3 of 119 comments (clear)

  1. not exactly a "threat" by pedantic+bore · · Score: 3, Insightful

    ... more like guaranteed employment for security experts everywhere!

    The day PKIs that use factoring or discrete logs become easy to crack is the day when there's going to be a lot of tremendous amount of money spent on stop-gap security measures until someone figures out something new...

    --
    Am I part of the core demographic for Swedish Fish?
    1. Re:not exactly a "threat" by owlstead · · Score: 3, Insightful

      The day PKIs that use factoring or discrete logs become easy to crack is the day when there's going to be a lot of tremendous amount of money spent on stop-gap security measures until someone figures out something new...

      I imagine one-time pads will come back in style.

      One time pads are replacements for symmetric encryption (both sides use the same key), not asymmetric encryption. You cannot authenticate a server to multiple clients using one time pads for instance. Everybody would have the one time pad, so everybody could pose as the server. Anyway, there *are* asymmetric algorithms that should be safe against crypto analysis using quantum computing. There is no need to go distributing Blu-Ray disks filled with random valued bits (one disk per application and user) just yet.

  2. Re:Schneier knows his stuff by gomiam · · Score: 4, Insightful
    Perhaps you would like to read again what NP-complete means: being able to quickly check (read: in polynomial time) whether a solution is right or not by using a deterministic algorithm.
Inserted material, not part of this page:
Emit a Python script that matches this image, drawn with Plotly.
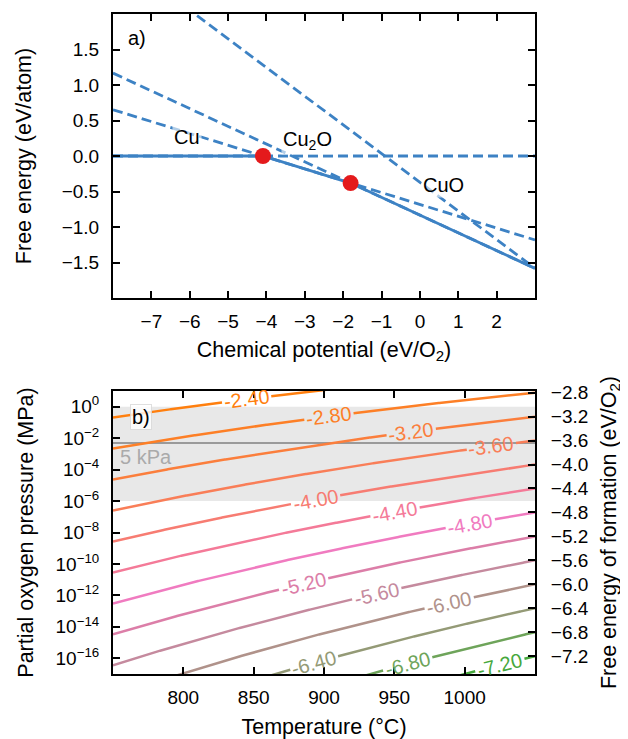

Quantum computers are non-deterministic, and that's why they can be used to factor large integers. "Check all periods of r so a^r=1 (mod N) at the same time" certainly isn't deterministic.

    The darned things would be like oracles, just ask them any super hard question, like how to prove Fermat's Last Theorem, and they'd just spit out the answer. The things would be like talking directly to God. Is that even remotely possible? I don't think so. Factoring numbers is just not as hard as any NP complete problem.

    You might as well conclude that grass is purple, for all the sense that paragraph makes.